Unorganized thoughts about Toronto from a girl raised in McMurray
Looking out my hotel window, I spot Penelope Cruz putting on mascara, a buff, shirtless guy sitting beside a snowy mountain range and a very large silhouette of a hip hop dancer wearing an iPod. Standing at the airport baggage carousel, a very large live image is projected on the two-storey sized wall near me. On the airport shuttle bus on the way downtown, there are never-ending billboards flying past at 120 km/hr. Even the strip of grass along the freeway is cut and shaped into logos for banks, stores… the United Way??
A presenter in the conference I attended said that North Americans are bombarded by 5,000 images and brands daily. That is true. If you live in Toronto.

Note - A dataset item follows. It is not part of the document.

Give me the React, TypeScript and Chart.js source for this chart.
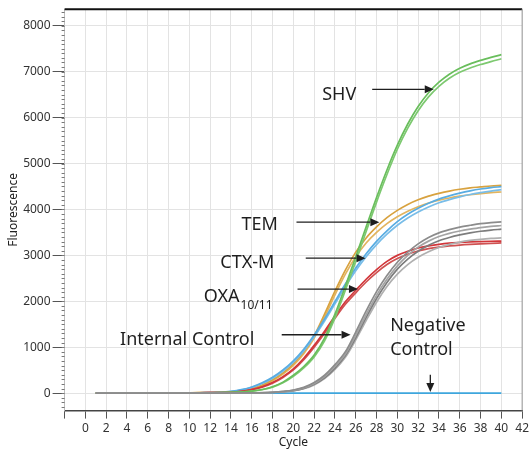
import React, { useEffect, useRef } from "react";
import { Chart, registerables } from "chart.js";
Chart.register(...registerables);

const FONT = '"Noto Sans", "DejaVu Sans", sans-serif';

const CYCLES = [1, 2, 3, 4, 5, 6, 7, 8, 9, 10, 11, 12, 13, 14, 15, 16, 17, 18, 19, 20, 21, 22, 23, 24, 25, 26, 27, 28, 29, 30, 31, 32, 33, 34, 35, 36, 37, 38, 39, 40];
const X_TICKS = [-2, 0, 2, 4, 6, 8, 10, 12, 14, 16, 18, 20, 22, 24, 26, 28, 30, 32, 34, 36, 38, 40, 42];
const Y_TICKS = [0, 1000, 2000, 3000, 4000, 5000, 6000, 7000, 8000];

const SHV_A = [0, 0, 0, 0, 1, 1, 2, 3, 4, 5, 6, 8, 11, 16, 26, 45, 80, 140, 240, 390, 580, 830, 1200, 1720, 2330, 2970, 3620, 4260, 4860, 5400, 5860, 6240, 6540, 6770, 6945, 7075, 7170, 7245, 7310, 7370];
const SHV_B = [0, 0, 0, 0, 1, 1, 2, 3, 4, 5, 6, 8, 10, 15, 24, 42, 74, 130, 225, 365, 550, 790, 1140, 1640, 2240, 2870, 3520, 4160, 4760, 5310, 5770, 6150, 6450, 6680, 6855, 6985, 7080, 7155, 7220, 7280];
const TEM_A = [0, 0, 1, 1, 2, 3, 4, 5, 6, 8, 10, 13, 18, 30, 55, 100, 175, 290, 440, 640, 900, 1250, 1720, 2220, 2680, 3070, 3380, 3620, 3820, 3980, 4110, 4210, 4290, 4350, 4400, 4440, 4470, 4490, 4510, 4525];
const TEM_B = [0, 0, 1, 1, 2, 3, 4, 5, 6, 8, 10, 12, 17, 28, 50, 92, 162, 270, 415, 605, 860, 1200, 1650, 2140, 2590, 2970, 3270, 3500, 3690, 3840, 3960, 4060, 4140, 4200, 4250, 4290, 4320, 4345, 4365, 4380];
const CTX_A = [0, 0, 0, 1, 1, 2, 3, 4, 5, 7, 9, 12, 17, 38, 75, 135, 225, 345, 505, 705, 955, 1265, 1615, 1995, 2375, 2725, 3035, 3305, 3535, 3735, 3895, 4025, 4135, 4225, 4295, 4355, 4405, 4445, 4475, 4495];
const CTX_B = [0, 0, 0, 1, 1, 2, 3, 4, 5, 7, 9, 11, 15, 34, 68, 125, 210, 325, 480, 675, 920, 1225, 1570, 1945, 2320, 2665, 2970, 3235, 3460, 3655, 3815, 3945, 4055, 4145, 4215, 4275, 4325, 4365, 4400, 4430];
const OXA_A = [0, 0, 1, 1, 2, 3, 4, 5, 6, 7, 9, 10, 12, 22, 42, 80, 140, 230, 360, 530, 760, 1040, 1350, 1680, 1990, 2240, 2480, 2690, 2870, 3000, 3090, 3160, 3205, 3240, 3265, 3280, 3292, 3300, 3307, 3312];
const OXA_B = [0, 0, 1, 1, 2, 3, 4, 5, 6, 7, 8, 10, 11, 20, 39, 75, 132, 218, 342, 505, 728, 1000, 1305, 1630, 1935, 2185, 2420, 2625, 2800, 2930, 3025, 3095, 3145, 3180, 3205, 3225, 3240, 3252, 3262, 3270];
const IC_A = [0, 0, 0, 0, 0, 0, 0, 0, 1, 1, 1, 2, 2, 3, 4, 5, 10, 20, 38, 68, 125, 230, 390, 620, 900, 1330, 1790, 2210, 2560, 2850, 3070, 3250, 3390, 3490, 3560, 3615, 3655, 3690, 3712, 3730];
const IC_B = [0, 0, 0, 0, 0, 0, 0, 0, 1, 1, 1, 2, 2, 3, 3, 4, 9, 18, 34, 62, 115, 210, 360, 580, 850, 1260, 1710, 2130, 2480, 2770, 3000, 3180, 3310, 3410, 3480, 3530, 3570, 3605, 3630, 3650];
const IC_C = [0, 0, 0, 0, 0, 0, 0, 0, 1, 1, 1, 1, 2, 2, 3, 4, 8, 16, 30, 56, 105, 195, 335, 545, 820, 1210, 1650, 2060, 2410, 2700, 2920, 3090, 3220, 3320, 3390, 3445, 3490, 3525, 3550, 3570];
const IC_D = [0, 0, 0, 0, 0, 0, 0, 0, 0, 1, 1, 1, 2, 2, 2, 3, 7, 14, 27, 50, 95, 180, 315, 515, 780, 1160, 1580, 1980, 2320, 2590, 2800, 2960, 3080, 3170, 3240, 3290, 3325, 3350, 3368, 3380];
const NEG = [0, 0, 0, 0, 0, 0, 0, 0, 0, 0, 0, 0, 0, 0, 0, 0, 0, 0, 0, 0, 0, 0, 0, 0, 0, 0, 0, 0, 0, 0, 0, 0, 0, 0, 0, 0, 0, 0, 0, 0];

// annotation labels (data coordinates: cycle, fluorescence baseline)
const LABEL_TEXT = ["SHV", "TEM", "CTX-M", "OXA", "Internal Control", "Negative", "Control"];
const LABEL_SUB = ["", "", "", "10/11", "", "", ""];
const LABEL_X = [22.77, 15.02, 12.97, 11.39, 3.33, 29.31, 29.31];
const LABEL_Y = [6390, 3550, 2720, 1990, 1040, 1360, 820];
// arrows (from -> to tip)
const ARROW_X1 = [27.58, 20.3, 21.19, 20.4, 18.88, 33.17];
const ARROW_Y1 = [6615, 3722, 2939, 2265, 1272, 402];
const ARROW_X2 = [33.5, 28.27, 26.94, 26.21, 25.5, 33.17];
const ARROW_Y2 = [6615, 3722, 2939, 2265, 1272, 26];

const SERIES = [
  { data: IC_A, color: "#8c8c8c" },
  { data: IC_B, color: "#a3a3a3" },
  { data: IC_C, color: "#7d7d7d" },
  { data: IC_D, color: "#b0b0b0" },
  { data: SHV_A, color: "#69be5c" },
  { data: SHV_B, color: "#7dc970" },
  { data: OXA_A, color: "#d2363a" },
  { data: OXA_B, color: "#cf5151" },
  { data: CTX_A, color: "#58ace2" },
  { data: CTX_B, color: "#79bde8" },
  { data: TEM_A, color: "#d8a23f" },
  { data: TEM_B, color: "#e2b45e" },
  { data: NEG, color: "#3ea6dd" },
];

const annotationPlugin = {
  id: "annos",
  afterDatasetsDraw(chart: any) {
    const { ctx, scales } = chart;
    const x = scales.x;
    const y = scales.y;
    ctx.save();
    ctx.fillStyle = "#1e1e1e";
    ctx.textBaseline = "alphabetic";
    ctx.textAlign = "left";
    LABEL_TEXT.forEach((t, i) => {
      const px = x.getPixelForValue(LABEL_X[i]);
      const py = y.getPixelForValue(LABEL_Y[i]);
      ctx.font = `18px ${FONT}`;
      ctx.fillText(t, px, py);
      if (LABEL_SUB[i]) {
        const w = ctx.measureText(t).width;
        ctx.font = `12px ${FONT}`;
        ctx.fillText(LABEL_SUB[i], px + w + 1, py + 7);
      }
    });
    ctx.strokeStyle = "#1e1e1e";
    ctx.lineWidth = 1.3;
    ARROW_X1.forEach((_, i) => {
      const x1 = x.getPixelForValue(ARROW_X1[i]);
      const y1 = y.getPixelForValue(ARROW_Y1[i]);
      const x2 = x.getPixelForValue(ARROW_X2[i]);
      const y2 = y.getPixelForValue(ARROW_Y2[i]);
      const ang = Math.atan2(y2 - y1, x2 - x1);
      const L = 9;
      const H = 4;
      const bx = x2 - L * Math.cos(ang);
      const by = y2 - L * Math.sin(ang);
      ctx.beginPath();
      ctx.moveTo(x1, y1);
      ctx.lineTo(bx, by);
      ctx.stroke();
      ctx.beginPath();
      ctx.moveTo(x2, y2);
      ctx.lineTo(bx - H * Math.sin(ang), by + H * Math.cos(ang));
      ctx.lineTo(bx + H * Math.sin(ang), by - H * Math.cos(ang));
      ctx.closePath();
      ctx.fill();
    });
    ctx.restore();
  },
};

const framePlugin = {
  id: "frame",
  afterDraw(chart: any) {
    const { ctx, chartArea, scales } = chart;
    const y = scales.y;
    ctx.save();
    ctx.strokeStyle = "#777";
    ctx.lineWidth = 1;
    for (let v = -300; v <= 8300; v += 100) {
      const py = Math.round(y.getPixelForValue(v)) + 0.5;
      ctx.beginPath();
      ctx.moveTo(chartArea.left - 3, py);
      ctx.lineTo(chartArea.left, py);
      ctx.stroke();
    }
    ctx.strokeStyle = "#111";
    ctx.lineWidth = 2;
    ctx.beginPath();
    ctx.moveTo(chartArea.left, chartArea.top);
    ctx.lineTo(chartArea.right, chartArea.top);
    ctx.stroke();
    ctx.strokeStyle = "#9a9a9a";
    ctx.lineWidth = 1;
    ctx.beginPath();
    ctx.moveTo(chartArea.right, chartArea.top);
    ctx.lineTo(chartArea.right, chartArea.bottom);
    ctx.stroke();
    ctx.restore();
  },
};

export default function App() {
  const ref = useRef<HTMLCanvasElement>(null);
  useEffect(() => {
    if (!ref.current) return;
    Chart.defaults.font.family = FONT;
    const chart = new Chart(ref.current, {
      type: "line",
      data: {
        datasets: SERIES.map((s) => ({
          data: CYCLES.map((c, i) => ({ x: c, y: s.data[i] })),
          borderColor: s.color,
          backgroundColor: s.color,
          borderWidth: 1.7,
          pointRadius: 0,
          cubicInterpolationMode: "monotone" as const,
          fill: false,
        })),
      },
      options: {
        animation: false,
        responsive: false,
        devicePixelRatio: 1,
        layout: { padding: { top: 9, right: 3.2, left: 0, bottom: 0 } },
        plugins: { legend: { display: false }, tooltip: { enabled: false } },
        scales: {
          x: {
            type: "linear",
            min: -2,
            max: 42,
            afterBuildTicks: (s: any) => {
              s.ticks = X_TICKS.map((v) => ({ value: v }));
            },
            afterFit: (s: any) => {
              s.height = 41.4;
            },
            ticks: {
              autoSkip: false,
              maxRotation: 0,
              padding: 3,
              color: "#333",
              font: { size: 12, family: FONT },
              callback: (v: any) => (v === -2 ? "" : String(v)),
            },
            grid: { color: "#e3e3e3", tickLength: 8, tickColor: "#555", lineWidth: 1 },
            border: { color: "#444", width: 1.5 },
            title: {
              display: true,
              text: "Cycle",
              color: "#222",
              font: { size: 12, family: FONT },
              padding: { top: 0, bottom: 2 },
            },
          },
          y: {
            type: "linear",
            min: -380,
            max: 8360,
            afterBuildTicks: (s: any) => {
              s.ticks = Y_TICKS.map((v) => ({ value: v }));
            },
            afterFit: (s: any) => {
              s.width = 64.6;
            },
            ticks: {
              padding: 2,
              color: "#333",
              font: { size: 12, family: FONT },
              callback: (v: any) => String(v),
            },
            grid: { color: "#e3e3e3", tickLength: 12, tickColor: "#555", lineWidth: 1 },
            border: { color: "#bdbdbd", width: 1 },
            title: {
              display: true,
              text: "Fluorescence",
              color: "#222",
              font: { size: 12, family: FONT },
              padding: { top: 6, bottom: 0 },
            },
          },
        },
      },
      plugins: [annotationPlugin, framePlugin],
    });
    return () => chart.destroy();
  }, []);
  return (
    <div style={{ position: "absolute", left: 0, top: 0, width: 532, height: 452, background: "#fff" }}>
      <canvas ref={ref} width={532} height={452} style={{ width: 532, height: 452, display: "block" }} />
    </div>
  );
}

There are over 200 restaurants within a three block radius of my hotel. That is just cool. Last night I only walked one block and couldn’t make up my mind so I chose the very last restaurant on the block and scored the best butter chicken takeout I’ve ever had. And only for $18! I can’t help but wonder if this could compete with the other Indian food place I passed a half a block ago.
When the sun sets through the smog, an eerie orange-pink light settles over the city. The orange palm tree lights illuminate at the Hooters on the corner, and – hey! Another silhouetted dancer with an iPod!
I was embarrassed to admit there was a bad odour following me around the whole time I was in Toronto. Then I realized the garbage-like smell was actually the smog. Yuck.
The Muchmusic building looks much smaller in real life. And Queen Street is way skinnier than even Franklin Avenue. The city builders must have decided one thoroughfare through downtown was no longer meeting the traffic needs, so they built a freeway right over top of it. Literally, on top of it, like held up by pillars. It seems so futuristic to me.
Maybe I’m some small-town hick from the west; Toronto was a cool place to gape at for a couple days and eat some good food, but I would probably not live there. When I got back to Fort McMurray, I sucked the fresh summery smell into my lungs like I never have before and appreciated it more than I can put into words.